Additional Information
This work carries out a study into the thermo-mechanical influence of the thermally most stressed parts of an LED lamp by means of simulation. First, full thermal characterization of an LED lamp and its driver board is carried out by infrared thermography and by monitoring specific locations with thermocouples. The experimental results have been used to set up and validate a predictive simulation model for both the LED lamp and the LED board. Thermal simulation of the driver board using a simplified model of the board with electrical components results in reasonable agreement with the measured temperatures. When placing the driver board inside the LED lamp, a significant increase in driver board temperatures is found in all LED lamp parts (e.g. up to 15% for LED board), according to both measurements and simulations. This will affect the reliability of the most critical elements of the lamp: driver board components and LED board.

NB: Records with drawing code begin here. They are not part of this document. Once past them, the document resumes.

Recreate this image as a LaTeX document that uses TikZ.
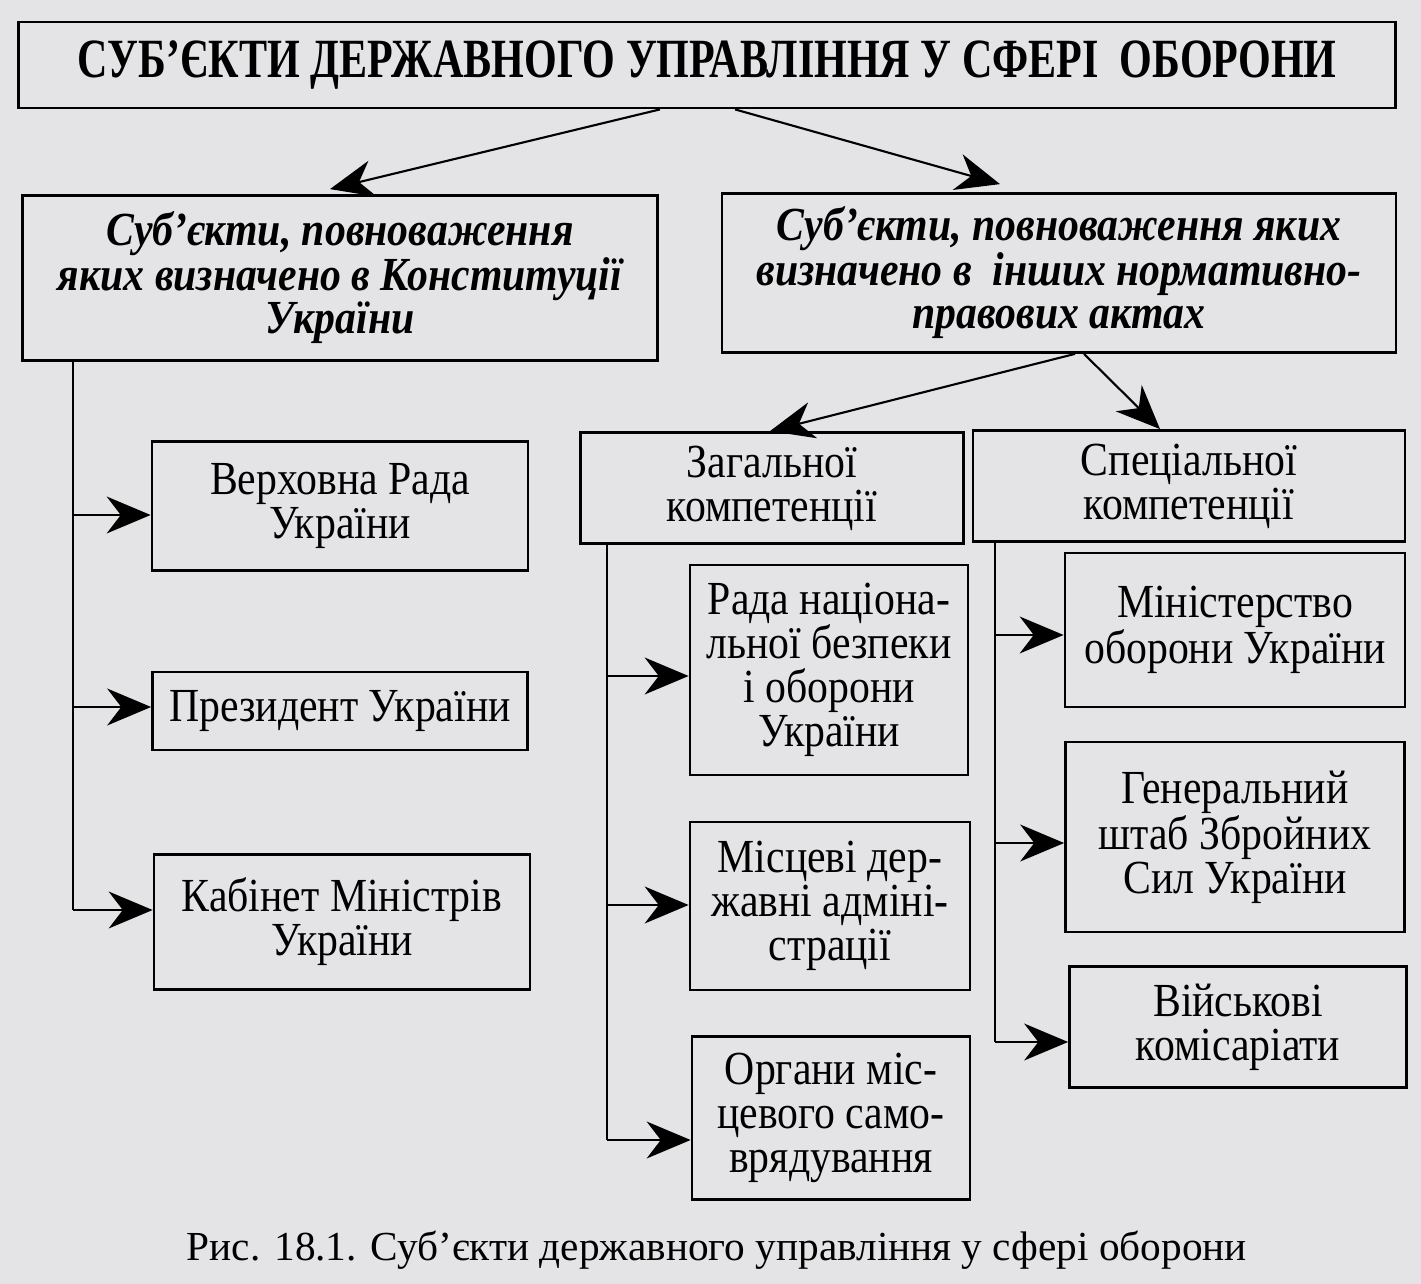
\documentclass[tikz,border=0pt]{standalone}
\usepackage{fontspec}
\setmainfont{Liberation Serif}
\newfontfamily\boxfont[FakeStretch=0.88]{Liberation Serif}
\newfontfamily\kindfont[FakeStretch=0.88]{Liberation Serif}
\newfontfamily\titlefont[FakeStretch=0.76]{Liberation Serif}
\usetikzlibrary{arrows.meta}
\definecolor{paper}{RGB}{228,228,230}

\begin{document}
\begin{tikzpicture}[
  x=0.02cm, y=-0.02cm,
  >={Stealth[length=25pt, width=21pt, inset=8pt]},
  frame/.style={
    rectangle, draw=black, line width=1.6pt, fill=paper,
    inner sep=2pt, text centered, align=center
  },
  headbox/.style={frame, font=\titlefont\bfseries\fontsize{31.5}{32}\selectfont},
  kindbox/.style={frame, font=\kindfont\bfseries\itshape\fontsize{27}{24.5}\selectfont},
  unitbox/.style={frame, font=\boxfont\fontsize{27}{25}\selectfont},
  link/.style={->, line width=1.2pt},
  trunk/.style={line width=1.2pt}
]
  \fill[paper] (0,0) rectangle (1421,1284);

  \node[headbox, minimum width=27.54cm, minimum height=1.72cm] (top) at (707,65)
    {СУБ’ЄКТИ ДЕРЖАВНОГО УПРАВЛІННЯ У СФЕРІ\ \ ОБОРОНИ};

  \node[kindbox, minimum width=12.7cm, minimum height=3.3cm] (const) at (340,278)
    {Суб’єкти, повноваження\\яких визначено в Конституції\\України};
  \node[kindbox, minimum width=13.48cm, minimum height=3.18cm] (other) at (1059,273)
    {Суб’єкти, повноваження яких\\визначено в\ \ інших нормативно-\\правових актах};

  % left column
  \node[unitbox, minimum width=7.52cm, minimum height=2.58cm] (vr)   at (340,506) {Верховна Рада\\України};
  \node[unitbox, minimum width=7.5cm,  minimum height=1.56cm] (pres) at (340,711) {Президент України};
  \node[unitbox, minimum width=7.52cm, minimum height=2.7cm]  (kab)  at (342,922) {Кабінет Міністрів\\України};

  % general and special competence
  \node[unitbox, minimum width=7.66cm, minimum height=2.22cm] (zag)  at (772,488)  {Загальної\\компетенції};
  \node[unitbox, minimum width=8.64cm, minimum height=2.22cm] (spec) at (1189,486) {Спеціальної\\компетенції};

  \node[unitbox, minimum width=5.56cm, minimum height=4.2cm]  (rnb) at (829,670)  {Рада націона-\\льної безпеки\\і оборони\\України};
  \node[unitbox, minimum width=5.6cm,  minimum height=3.36cm] (mda) at (830,906)  {Місцеві дер-\\жавні адміні-\\страції};
  \node[unitbox, minimum width=5.56cm, minimum height=3.26cm] (oms) at (831,1118) {Органи міс-\\цевого само-\\врядування};

  \node[unitbox, minimum width=6.8cm,  minimum height=3.08cm] (mou)  at (1235,630)  {Міністерство\\оборони України};
  \node[unitbox, minimum width=6.78cm, minimum height=3.8cm]  (gsh)  at (1235,837)  {Генеральний\\штаб Збройних\\Сил України};
  \node[unitbox, minimum width=6.74cm, minimum height=2.42cm] (vkom) at (1238,1027) {Військові\\комісаріати};

  \node[font=\rmfamily\fontsize{23.5}{24}\selectfont] (cap) at (717,1250)
    {Рис. 18.1. Суб’єкти державного управління у сфері оборони};

  % arrows from the top
  \draw[link] ([xshift=-0.94cm]top.south)  -- ([xshift=-0.2cm, yshift=0.1cm]const.north);
  \draw[link] ([xshift=0.56cm]top.south)   -- ([xshift=-1.18cm, yshift=0.16cm]other.north);
  \draw[link] ([xshift=0.32cm]other.south) -- ([xshift=-0.04cm]zag.north);
  \draw[link] ([xshift=0.5cm]other.south)  -- ([xshift=-0.58cm]spec.north);

  % branch points
  \coordinate (l1) at (73,515);
  \coordinate (l2) at (73,707);
  \coordinate (l3) at (73,910);
  \coordinate (m1) at (607,676);
  \coordinate (m2) at (607,905);
  \coordinate (m3) at (607,1140);
  \coordinate (r1) at (995,635);
  \coordinate (r2) at (995,843);
  \coordinate (r3) at (995,1042);

  \draw[trunk] (l3 |- const.south) -- (l3);
  \draw[trunk] (m3 |- zag.south)   -- (m3);
  \draw[trunk] (r3 |- spec.south)  -- (r3);

  \draw[link] (l1) -- (l1 -| vr.west);
  \draw[link] (l2) -- (l2 -| pres.west);
  \draw[link] (l3) -- (l3 -| kab.west);
  \draw[link] (m1) -- (m1 -| rnb.west);
  \draw[link] (m2) -- (m2 -| mda.west);
  \draw[link] (m3) -- (m3 -| oms.west);
  \draw[link] (r1) -- (r1 -| mou.west);
  \draw[link] (r2) -- (r2 -| gsh.west);
  \draw[link] (r3) -- (r3 -| vkom.west);
\end{tikzpicture}
\end{document}
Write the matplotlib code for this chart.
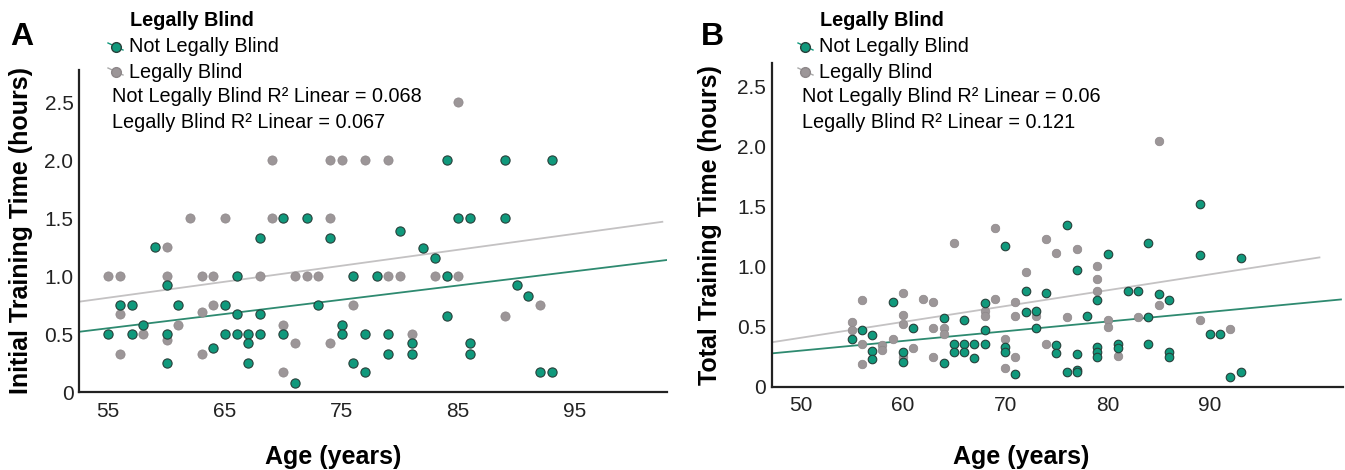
import matplotlib
matplotlib.use("Agg")
import matplotlib.pyplot as plt
from matplotlib.lines import Line2D
import numpy as np

plt.rcParams["font.family"] = ["Liberation Sans", "DejaVu Sans"]

GREEN = "#10997c"
GREEN_LINE = "#2e8a70"
GREY = "#9c9698"
GREY_LINE = "#c4c2c3"

# ---- panel A: initial training time ----
a_not_age = [55, 56, 57, 57, 58, 59, 60, 60, 60, 61, 64, 65, 65, 66, 66, 66, 67, 67, 67, 68, 68, 68,
             70, 70, 71, 72, 73, 74, 75, 75, 76, 76, 77, 77, 78, 79, 79, 80, 81, 81, 82, 83, 84, 84, 84,
             85, 86, 86, 86, 89, 89, 90, 91, 92, 93, 93]
a_not_hours = [0.5, 0.75, 0.75, 0.5, 0.58, 1.25, 0.92, 0.5, 0.25, 0.75, 0.38, 0.75, 0.5, 1.0, 0.67, 0.5,
               0.5, 0.42, 0.25, 1.33, 0.67, 0.5, 1.5, 0.5, 0.08, 1.5, 0.75, 1.33, 0.58, 0.5, 1.0, 0.25,
               0.5, 0.17, 1.0, 0.5, 0.33, 1.39, 0.42, 0.33, 1.24, 1.16, 2.0, 1.0, 0.66, 1.5, 1.5, 0.42,
               0.33, 2.0, 1.5, 0.92, 0.83, 0.17, 2.0, 0.17]
a_blind_age = [55, 56, 56, 56, 58, 60, 60, 60, 61, 62, 63, 63, 63, 64, 64, 65, 68, 69, 69, 70, 70, 71, 71,
               72, 73, 74, 74, 74, 75, 76, 77, 79, 79, 80, 81, 83, 85, 85, 89, 92]
a_blind_hours = [1.0, 1.0, 0.67, 0.33, 0.5, 1.25, 1.0, 0.45, 0.58, 1.5, 1.0, 0.69, 0.33, 1.0, 0.75, 1.5,
                 1.0, 2.0, 1.5, 0.58, 0.17, 1.0, 0.42, 1.0, 1.0, 2.0, 1.5, 0.42, 2.0, 0.75, 2.0, 2.0, 1.0,
                 1.0, 0.5, 1.0, 2.5, 1.0, 0.66, 0.75]
# fit lines: (slope, intercept, x start, x end)
a_not_fit = (0.0123, -0.126, 52.5, 102.9)
a_blind_fit = (0.0138, 0.055, 52.5, 102.5)
a_r2 = ("0.068", "0.067")

# ---- panel B: total training time ----
b_not_age = [55, 56, 57, 57, 57, 59, 60, 60, 61, 64, 64, 65, 65, 66, 66, 66, 67, 67, 68, 68, 68, 70, 70,
             70, 71, 72, 72, 73, 73, 74, 75, 75, 76, 76, 77, 77, 77, 77, 78, 79, 79, 79, 79, 80, 81, 81,
             82, 83, 84, 84, 84, 85, 86, 86, 86, 89, 89, 90, 91, 92, 93, 93]
b_not_hours = [0.395, 0.47, 0.43, 0.30, 0.235, 0.71, 0.29, 0.21, 0.49, 0.57, 0.20, 0.36, 0.29, 0.56, 0.36,
               0.29, 0.36, 0.24, 0.70, 0.47, 0.36, 1.175, 0.33, 0.29, 0.11, 0.80, 0.62, 0.63, 0.49, 0.78,
               0.35, 0.28, 1.345, 0.12, 0.97, 0.27, 0.14, 0.12, 0.59, 0.72, 0.33, 0.29, 0.25, 1.11, 0.36,
               0.32, 0.80, 0.80, 1.2, 0.58, 0.36, 0.77, 0.72, 0.29, 0.25, 1.52, 1.10, 0.44, 0.44, 0.08,
               1.075, 0.125]
b_blind_age = [55, 55, 56, 56, 56, 58, 58, 59, 60, 60, 60, 60, 61, 62, 63, 63, 63, 64, 64, 65, 68, 68, 69,
               69, 70, 70, 71, 71, 71, 72, 73, 74, 74, 75, 76, 77, 79, 79, 79, 80, 80, 81, 83, 85, 85, 89, 92]
b_blind_hours = [0.54, 0.47, 0.72, 0.36, 0.19, 0.35, 0.31, 0.395, 0.78, 0.60, 0.52, 0.25, 0.32, 0.73, 0.71,
                 0.49, 0.25, 0.49, 0.44, 1.2, 0.63, 0.59, 1.32, 0.73, 0.395, 0.158, 0.71, 0.59, 0.25, 0.96,
                 0.59, 1.23, 0.36, 1.117, 0.58, 1.15, 1.01, 0.90, 0.80, 0.556, 0.50, 0.26, 0.58, 2.05, 0.68,
                 0.56, 0.48]
b_not_fit = (0.00809, -0.104, 47.2, 102.8)
b_blind_fit = (0.01323, -0.254, 47.2, 100.7)
b_r2 = ("0.06", "0.121")

y_ticks = [0, 0.5, 1.0, 1.5, 2.0, 2.5]
y_tick_labels = ["0", "0.5", "1.0", "1.5", "2.0", "2.5"]

W, H = 1345, 470
fig = plt.figure(figsize=(W / 100, H / 100), dpi=100)


def fpx(x, y):
    # figure pixel (from top-left) -> figure fraction
    return x / W, 1 - y / H


def draw_panel(rect, letter, ox, not_age, not_hours, blind_age, blind_hours, not_fit, blind_fit, r2,
               xlim, ylim, xticks, ylabel, size, ylab_x, xlab_x, xlab_y):
    ax = fig.add_axes(rect)
    for fit, col in ((not_fit, GREEN_LINE), (blind_fit, GREY_LINE)):
        xs = np.array([fit[2], fit[3]])
        ax.plot(xs, fit[0] * xs + fit[1], color=col, lw=1.3, zorder=1)
    ax.scatter(blind_age, blind_hours, s=size, color=GREY, edgecolors="#8d8789", linewidths=0.5, zorder=2)
    ax.scatter(not_age, not_hours, s=size, color=GREEN, edgecolors="#27403a", linewidths=0.8, zorder=3)
    ax.set_xlim(*xlim)
    ax.set_ylim(*ylim)
    ax.set_xticks(xticks, [str(t) for t in xticks])
    ax.set_yticks(y_ticks, y_tick_labels)
    ax.tick_params(length=0, labelsize=15, colors="#222222")
    ax.tick_params(axis="x", pad=7)
    ax.tick_params(axis="y", pad=4)
    for s in ("top", "right"):
        ax.spines[s].set_visible(False)
    for s in ("left", "bottom"):
        ax.spines[s].set_linewidth(1.6)
        ax.spines[s].set_color("#222222")
    ax.set_ylabel(ylabel, fontsize=18, fontweight="bold")
    ax.yaxis.set_label_coords(ylab_x, 0.5)
    ax.set_xlabel("Age (years)", fontsize=18, fontweight="bold")
    ax.xaxis.set_label_coords(xlab_x, xlab_y)

    # panel letter
    fig.text(*fpx(ox + 22, 37), letter, fontsize=23, fontweight="bold", ha="center", va="center")
    # legend
    fig.text(*fpx(ox + 130, 20), "Legally Blind", fontsize=14.3, fontweight="bold", va="center")
    for yy, col, ec, lab in ((47, GREEN, "#27403a", "Not Legally Blind"), (72, GREY, "#8d8789", "Legally Blind")):
        x0, y0 = fpx(ox + 108, yy - 4)
        x1, y1 = fpx(ox + 123, yy + 3)
        fig.add_artist(Line2D([x0, (x0 + x1) / 2, x1], [y0, (y0 + y1) / 2, y1], transform=fig.transFigure,
                              color=col if col == GREEN else "#aaaaaa", lw=1.0, marker="o", markevery=[1],
                              markersize=7, markerfacecolor=col, markeredgecolor=ec))
        fig.text(*fpx(ox + 129, yy), lab, fontsize=14.3, va="center")
    fig.text(*fpx(ox + 112, 97), "Not Legally Blind R\u00b2 Linear = " + r2[0], fontsize=14.3, va="center")
    fig.text(*fpx(ox + 112, 122), "Legally Blind R\u00b2 Linear = " + r2[1], fontsize=14.3, va="center")
    return ax


draw_panel([79 / W, 1 - 392 / H, 588 / W, 322 / H], "A", 0,
           a_not_age, a_not_hours, a_blind_age, a_blind_hours, a_not_fit, a_blind_fit, a_r2,
           (52.5, 102.9), (0, 2.78), [55, 65, 75, 85, 95], "Initial Training Time (hours)", 44,
           -0.078, 0.432, -0.165)
draw_panel([771.7 / W, 1 - 386.7 / H, 571.3 / W, 323.7 / H], "B", 690,
           b_not_age, b_not_hours, b_blind_age, b_blind_hours, b_not_fit, b_blind_fit, b_r2,
           (47.2, 103.0), (0, 2.70), [50, 60, 70, 80, 90], "Total Training Time (hours)", 38,
           -0.087, 0.437, -0.18)

fig.savefig("out.png", dpi=100, facecolor="white")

From experimental results it is observed that driver board components are below their operating limits. Reliability problems and lifetime expectancy limits will arise from the LED board ageing. For this reason, in more depth thermo-mechanical analyses are carried out for three case studies: at low temperature (-40 ºC, minimum value of thermal cycling tests), at room temperature (22 ºC), and under working conditions (representative for power cycling tests). The thermal stresses were calculated by a static thermal–mechanical analysis with nonlinear elastic–plastic material behavior.
To verify lifetime expectancy a test has been performed which applies a periodic mechanical load at the centre of an LED board. With this test set-up the LED board lifetime can be studied. As a result, the paper concludes that metal vias of the LED package and the interconnection area contacting the LED package with the copper tracks of the LED board are identified as the weakest spots. To increase the life time of the LED board efforts should be invested in optimising these parts. Other benefits of the presented approach are: (i) predicting the temperature increase on a driver or LED board, (ii) access the potential of other thermal management or thermo-mechanical solutions than adopted for an already existing LED lamp, and (iii) to design a new LED lamp for reliability.